I wrote something about this once, in the context of theories of time travel. (See my Afterword to David Gerrold 'The Man Who Folded Himself' http://klempner.freeshell.org/articles/afterword.html.)
Consider the following scenario. I planned to take a bath before going out this afternoon, but discover that I forgot to turn on the water heater. So I tap my time belt, go back 40 minutes in time, and switch the water heater on, then return to the present. Hey presto, the water is nice and hot, and I take my bath.
You cannot deny that this is a possible experience. All we have to do now is construct a model of the universe around this which does not lead to any logical contradiction.
The most patent logical contradiction, given any one of various currently accepted views of the universe, is that at 12.20 am exactly the water heater was not on, and at 12.20 am exactly the water heater was on.
David Gerrold's solution (which some sci-fi aficionados regard as cheating, supposedly because it fails to grapple with the deeper mysteries of time travel) is to hold that by tapping my time belt, I create -- or 'hop' to -- another universe. (You can never hop back, only forwards.)
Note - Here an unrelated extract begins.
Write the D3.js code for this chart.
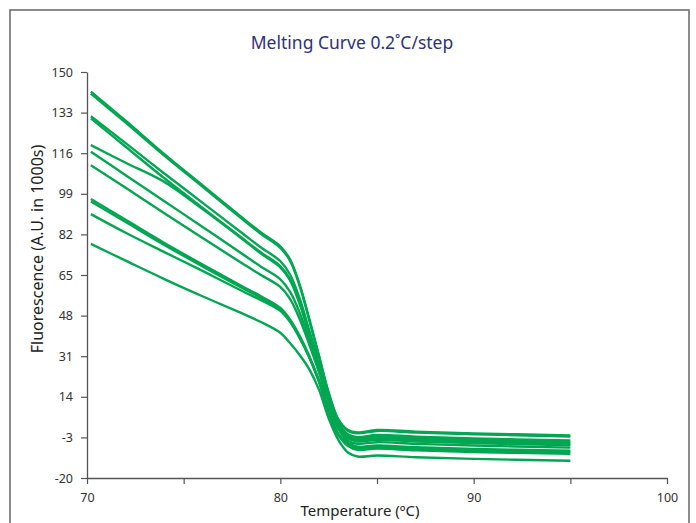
<!DOCTYPE html>
<html><head><meta charset="utf-8">
<script src="https://cdn.jsdelivr.net/npm/d3@7"></script>
<style>body{margin:0;background:#fff}svg{display:block}</style>
</head><body>
<svg id="c" width="696" height="523"></svg>
<script>
const temps = [70.2, 72, 74, 76, 78, 79, 80, 80.5, 81, 81.5, 82, 82.5, 83, 83.5, 84, 85, 87, 90, 95];
const curveA1 = [141.8, 129.6, 115.6, 102.4, 89.2, 82.8, 77.0, 71.6, 61.0, 46.5, 31.2, 15.8, 4.6, 0.1, -0.9, 0.1, -0.6, -1.3, -2.2];
const curveA2 = [141.0, 128.8, 115.0, 101.8, 88.6, 82.2, 76.4, 71.0, 60.4, 46.0, 30.8, 15.5, 4.3, -0.3, -1.3, -0.3, -1.0, -1.7, -2.6];
const curveB1 = [131.5, 120.2, 107.5, 95.1, 82.7, 76.5, 70.8, 65.2, 55.2, 41.7, 28.2, 13.7, 3.1, -1.7, -2.9, -2.0, -2.7, -3.4, -4.3];
const curveB2 = [130.6, 118.7, 105.5, 93.0, 80.6, 74.4, 68.7, 63.2, 53.4, 40.5, 27.4, 13.1, 2.5, -2.3, -3.5, -2.7, -3.4, -4.1, -5.0];
const curveC  = [119.4, 112.0, 104.0, 92.5, 80.3, 74.0, 68.2, 62.8, 52.9, 40.1, 27.1, 12.9, 2.4, -2.9, -4.1, -3.3, -4.0, -4.7, -5.6];
const curveD  = [116.6, 106.8, 95.9, 85.0, 74.0, 68.5, 63.2, 58.0, 49.2, 37.6, 25.4, 11.5, 1.3, -3.4, -4.7, -4.0, -4.7, -5.4, -6.3];
const curveE  = [111.0, 101.5, 90.9, 80.4, 70.0, 65.0, 60.0, 55.0, 46.6, 35.8, 24.2, 10.6, 0.5, -4.4, -5.7, -5.0, -5.7, -6.4, -7.3];
const curveF1 = [96.8, 88.1, 78.4, 69.3, 60.4, 56.1, 51.2, 46.4, 39.5, 31.0, 20.8, 7.9, -1.6, -5.4, -6.9, -6.4, -7.1, -7.8, -8.6];
const curveF2 = [95.8, 87.2, 77.6, 68.5, 59.7, 55.5, 50.5, 45.7, 38.9, 30.6, 20.5, 7.7, -1.8, -6.0, -7.5, -7.0, -7.7, -8.4, -9.2];
const curveG  = [90.5, 82.7, 74.6, 66.6, 58.4, 54.5, 50.0, 45.4, 38.6, 30.4, 20.4, 7.6, -1.9, -6.6, -8.2, -7.7, -8.4, -9.1, -9.9];
const curveH  = [78.0, 71.0, 63.3, 56.0, 49.0, 45.3, 40.8, 36.5, 31.5, 25.5, 17.0, 5.0, -4.0, -9.3, -11.0, -10.6, -11.3, -12.0, -12.8];
const series = [curveA1, curveA2, curveB1, curveB2, curveC, curveD, curveE, curveF1, curveF2, curveG, curveH];

const xTicks = [70, 75, 80, 85, 90, 95, 100];
const xLabels = [70, 80, 90, 100];
const yTicks = [150, 133, 116, 99, 82, 65, 48, 31, 14, -3, -20];

const title = "Melting Curve 0.2˚C/step";
const xTitle = "Temperature (ºC)";
const yTitle = "Fluorescence (A.U. in 1000s)";

const svg = d3.select("#c");
const L = 87, R = 667, T = 72, B = 478;
const font = "'Noto Sans', sans-serif";

svg.append("rect").attr("x", 10).attr("y", 10).attr("width", 679).attr("height", 540)
  .attr("fill", "none").attr("stroke", "#6e6e6e").attr("stroke-width", 1.6);

const x = d3.scaleLinear().domain([70, 100]).range([L, R]);
const y = d3.scaleLinear().domain([-20, 150]).range([B, T]);

const line = d3.line().x((d, i) => x(temps[i])).y(d => y(d)).curve(d3.curveCatmullRom.alpha(0.5));
svg.append("g").selectAll("path").data(series).join("path")
  .attr("d", line).attr("fill", "none").attr("stroke", "#00a651").attr("stroke-width", 2.4)
  .attr("stroke-linejoin", "round");

const xa = svg.append("g").attr("transform", `translate(0,${B})`)
  .call(d3.axisBottom(x).tickValues(xTicks).tickSize(6).tickSizeOuter(0).tickPadding(9)
    .tickFormat(d => xLabels.includes(d) ? String(d) : ""));
const ya = svg.append("g").attr("transform", `translate(${L},0)`)
  .call(d3.axisLeft(y).tickValues(yTicks).tickSize(6).tickSizeOuter(0).tickPadding(8)
    .tickFormat(d => String(d)));
[xa, ya].forEach(g => {
  g.select(".domain").attr("stroke", "#555").attr("stroke-width", 1.3);
  g.selectAll(".tick line").attr("stroke", "#555").attr("stroke-width", 1.2);
  g.selectAll(".tick text").attr("fill", "#333").attr("font-family", font).attr("font-size", 12.5);
});

svg.append("text").attr("x", 352).attr("y", 49).attr("text-anchor", "middle")
  .attr("font-family", font).attr("font-size", 17.5).attr("fill", "#2f3278").text(title);
svg.append("text").attr("x", 360).attr("y", 516).attr("text-anchor", "middle")
  .attr("font-family", font).attr("font-size", 15).attr("fill", "#222").text(xTitle);
svg.append("text").attr("transform", "translate(43,249) rotate(-90)").attr("text-anchor", "middle")
  .attr("font-family", font).attr("font-size", 16).attr("fill", "#222").text(yTitle);
</script>
</body></html>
One objection would be that so far as the time sequence is concerned, the event of switching on the water heater is in the future relative to my tapping the time belt, even if the new universe I hop to (or create) has local clocks showing the time to be 40 minutes ago. That raises the question of what we want out of retrocausation. It would certainly satisfy me, if I could make up for lapses in memory by means of a quick 'visit' to the 'past'.
There are at least a family of cases where it would make sense to talk about retro causation (without blushing), even if it isn't exactly the retro causation envisaged in the original question. In this respect, the question is rather similar to questions about 'what we would say if' various science fiction possibilities in relation to personal identity were realized.